(Rows from a dataset of charts and code)
^^^^

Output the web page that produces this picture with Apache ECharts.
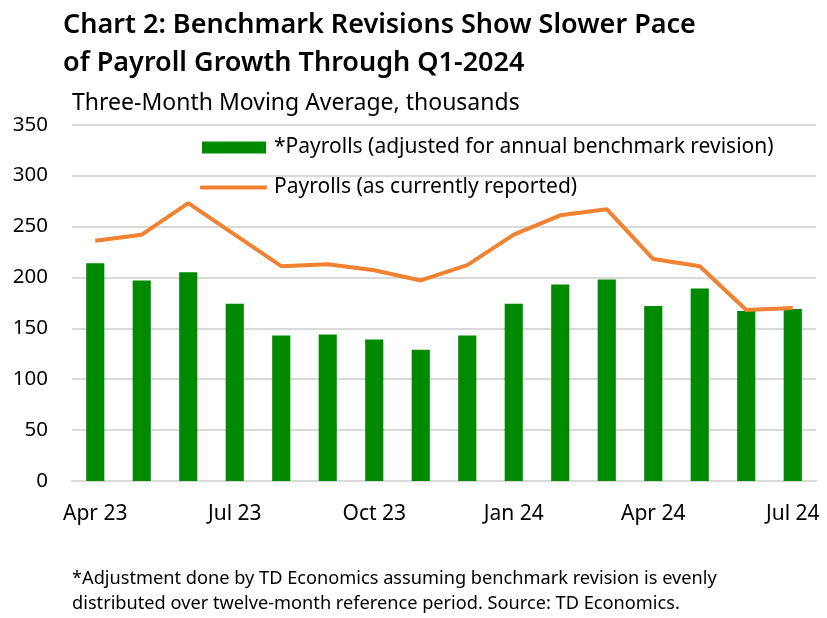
<!DOCTYPE html>
<html><head><meta charset="utf-8">
<script src="https://cdn.jsdelivr.net/npm/echarts@6/dist/echarts.min.js"></script>
<style>html,body{margin:0;padding:0;background:#fff}#c{width:827px;height:618px}</style>
</head><body><div id="c"></div>
<script>
const categories = ["Apr 23","May 23","Jun 23","Jul 23","Aug 23","Sep 23","Oct 23","Nov 23","Dec 23","Jan 24","Feb 24","Mar 24","Apr 24","May 24","Jun 24","Jul 24"];
const adjustedPayrolls = [214,197,205,174,143,144,139,129,143,174,193,198,172,189,167,169];
const reportedPayrolls = [236,242,273,242,211,213,207,197,212,242,261,267,218,211,168,170];
const yTicks = {min:0, max:350, interval:50};

const chart = echarts.init(document.getElementById('c'));
const F = "'Noto Sans', 'DejaVu Sans', sans-serif";
const barName = '*Payrolls (adjusted for annual benchmark revision)';
const lineName = 'Payrolls (as currently reported)';
chart.setOption({
  animation:false,
  textStyle:{fontFamily:F},
  title:[
    {text:"Chart 2: Benchmark Revisions Show Slower Pace\nof Payroll Growth Through Q1-2024", left:63, top:6, padding:0,
     textStyle:{fontSize:27, fontWeight:600, color:'#000', lineHeight:38, fontFamily:F}},
    {text:"Three-Month Moving Average, thousands", left:72, top:92, padding:0,
     textStyle:{fontSize:23, fontWeight:'normal', color:'#000', fontFamily:F}},
    {text:"*Adjustment done by TD Economics assuming benchmark revision is evenly\ndistributed over twelve-month reference period. Source: TD Economics.", left:72, top:566, padding:0,
     textStyle:{fontSize:18.2, fontWeight:'normal', color:'#000', lineHeight:25.5, fontFamily:F}}
  ],
  legend:[
    {left:202, top:137, padding:0, itemWidth:64, itemHeight:12, itemGap:8,
     textStyle:{fontSize:21, color:'#000', fontFamily:F, padding:[0,0,0,3]},
     data:[{name:barName, icon:'rect'}]},
    {left:200, top:177, padding:0, itemWidth:67, itemHeight:4,
     textStyle:{fontSize:21, color:'#000', fontFamily:F, padding:[0,0,0,2]},
     data:[{name:lineName, icon:'roundRect'}]}
  ],
  grid:{left:72, right:11, top:124.7, bottom:137},
  xAxis:{
    type:'category', data:categories, boundaryGap:true,
    axisLine:{show:true, lineStyle:{color:'#d9d9d9', width:2}},
    axisTick:{show:false},
    axisLabel:{interval:2, fontSize:21, color:'#000', margin:23, fontFamily:F}
  },
  yAxis:{
    type:'value', min:yTicks.min, max:yTicks.max, interval:yTicks.interval,
    axisLine:{show:false}, axisTick:{show:false},
    splitLine:{lineStyle:{color:'#d9d9d9', width:2}},
    axisLabel:{fontSize:20.5, color:'#000', margin:24, fontFamily:F}
  },
  series:[
    {name:barName, type:'bar', data:adjustedPayrolls,
     barWidth:'39%', itemStyle:{color:'#008a00'}},
    {name:lineName, type:'line', data:reportedPayrolls,
     symbol:'none', lineStyle:{color:'#f08232', width:4}, itemStyle:{color:'#f08232'}}
  ]
});
</script></body></html>
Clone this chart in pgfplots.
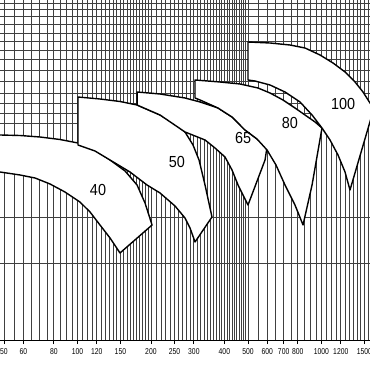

^^^^

* _What is asked_:
Leave out the pictures and copy everything else in the records word for word.

* _Solution for this problem_:
Output the web page that produces this picture with Apache ECharts.
<!DOCTYPE html>
<html><head><meta charset="utf-8">
<script src="https://cdn.jsdelivr.net/npm/echarts@6/dist/echarts.min.js"></script>
<style>html,body{margin:0;padding:0;background:#fff}#c{width:827px;height:618px}</style>
</head><body><div id="c"></div>
<script>
const categories = ["Apr 23","May 23","Jun 23","Jul 23","Aug 23","Sep 23","Oct 23","Nov 23","Dec 23","Jan 24","Feb 24","Mar 24","Apr 24","May 24","Jun 24","Jul 24"];
const adjustedPayrolls = [214,197,205,174,143,144,139,129,143,174,193,198,172,189,167,169];
const reportedPayrolls = [236,242,273,242,211,213,207,197,212,242,261,267,218,211,168,170];
const yTicks = {min:0, max:350, interval:50};

const chart = echarts.init(document.getElementById('c'));
const F = "'Noto Sans', 'DejaVu Sans', sans-serif";
const barName = '*Payrolls (adjusted for annual benchmark revision)';
const lineName = 'Payrolls (as currently reported)';
chart.setOption({
  animation:false,
  textStyle:{fontFamily:F},
  title:[
    {text:"Chart 2: Benchmark Revisions Show Slower Pace\nof Payroll Growth Through Q1-2024", left:63, top:6, padding:0,
     textStyle:{fontSize:27, fontWeight:600, color:'#000', lineHeight:38, fontFamily:F}},
    {text:"Three-Month Moving Average, thousands", left:72, top:92, padding:0,
     textStyle:{fontSize:23, fontWeight:'normal', color:'#000', fontFamily:F}},
    {text:"*Adjustment done by TD Economics assuming benchmark revision is evenly\ndistributed over twelve-month reference period. Source: TD Economics.", left:72, top:566, padding:0,
     textStyle:{fontSize:18.2, fontWeight:'normal', color:'#000', lineHeight:25.5, fontFamily:F}}
  ],
  legend:[
    {left:202, top:137, padding:0, itemWidth:64, itemHeight:12, itemGap:8,
     textStyle:{fontSize:21, color:'#000', fontFamily:F, padding:[0,0,0,3]},
     data:[{name:barName, icon:'rect'}]},
    {left:200, top:177, padding:0, itemWidth:67, itemHeight:4,
     textStyle:{fontSize:21, color:'#000', fontFamily:F, padding:[0,0,0,2]},
     data:[{name:lineName, icon:'roundRect'}]}
  ],
  grid:{left:72, right:11, top:124.7, bottom:137},
  xAxis:{
    type:'category', data:categories, boundaryGap:true,
    axisLine:{show:true, lineStyle:{color:'#d9d9d9', width:2}},
    axisTick:{show:false},
    axisLabel:{interval:2, fontSize:21, color:'#000', margin:23, fontFamily:F}
  },
  yAxis:{
    type:'value', min:yTicks.min, max:yTicks.max, interval:yTicks.interval,
    axisLine:{show:false}, axisTick:{show:false},
    splitLine:{lineStyle:{color:'#d9d9d9', width:2}},
    axisLabel:{fontSize:20.5, color:'#000', margin:24, fontFamily:F}
  },
  series:[
    {name:barName, type:'bar', data:adjustedPayrolls,
     barWidth:'39%', itemStyle:{color:'#008a00'}},
    {name:lineName, type:'line', data:reportedPayrolls,
     symbol:'none', lineStyle:{color:'#f08232', width:4}, itemStyle:{color:'#f08232'}}
  ]
});
</script></body></html>
Clone this chart in pgfplots.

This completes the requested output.